Playcraft went on (in around 1961) to distribute a range of inexpensive mostly-plastic H0-scale model railways and pieces, with manufacture subcontracted to the French company Jouef.

Mettoy Playcraft

After Playcraft had established itself as a viable company, Katz merged it into Mettoy to form Mettoy-Playcraft, a broader-based company that now had specialst skills in bith plastics and metal fabrication.

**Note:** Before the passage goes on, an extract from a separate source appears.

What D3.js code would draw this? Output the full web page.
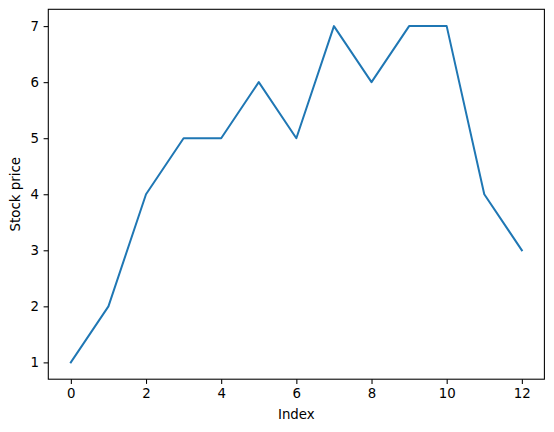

By starting the separate company and then only merging it into Mettoy once it was mature, Katz helped Mettoy-Playcraft establish a broadened set of manufacturing skills and cultures in which the development and manufacture of non-metal toys was not considered to be just an afterthought or sideline, and helped the business to avoid the trap that Meccano Ltd. fell into, of being a dedicated metal toy manufacturer that had trouble understanding the new markets, and trouble recruiting experienced management that did. Playcraft was able to build up its skill sets in plastics manufacture as an independent company whose staff didn't risk being sidelined of sabotaged by the Mettoy metalworking culture, and when Playcraft became part of the new company, its staff were able to command the respect due to their having proved themselves as having been able to run a legitimate toymaking business.


With metal and plastics fabrication techniques firmly established, in 1956 Mettoy-Playcraft then decided to tackle Meccano Ltd.’s Dinky Toys market head-on, with their own new range of toy cars, Corgi Toys - a name probably inspired by the dog breed’s Welsh background and Royal connections.

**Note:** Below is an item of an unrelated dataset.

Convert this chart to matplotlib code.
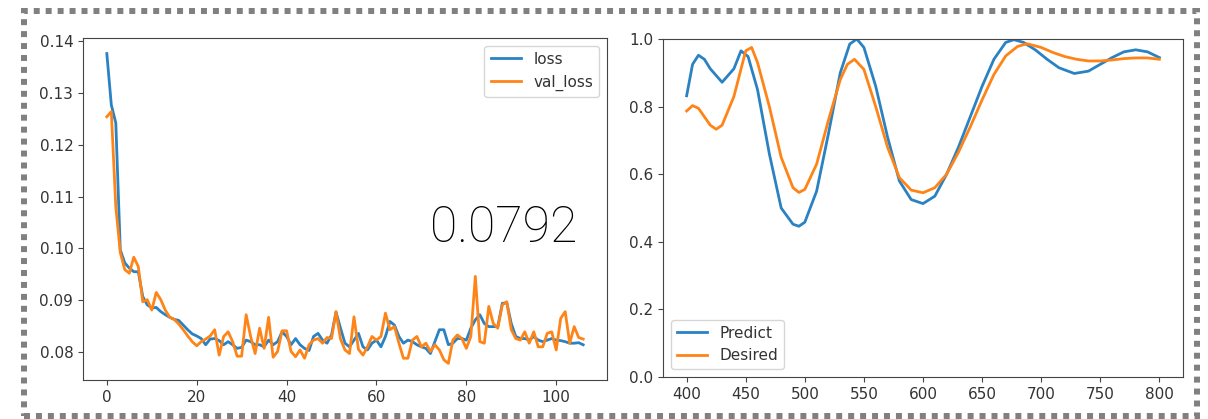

Corgi put clear plastic windows into their diecast vehicles, and their selling slogan "The Ones with Windows" dented Dinky’s image (being relegated to being "The Ones without Windows"), and Corgi did very well for themselves for a couple of decades.


Mettoy’s determination to move with the times and not to be prisoners of the manufacturing technologies that they started with even resulted in a range of small computers in the early 1980s under the name "Dragon" (another animal with Welsh associations).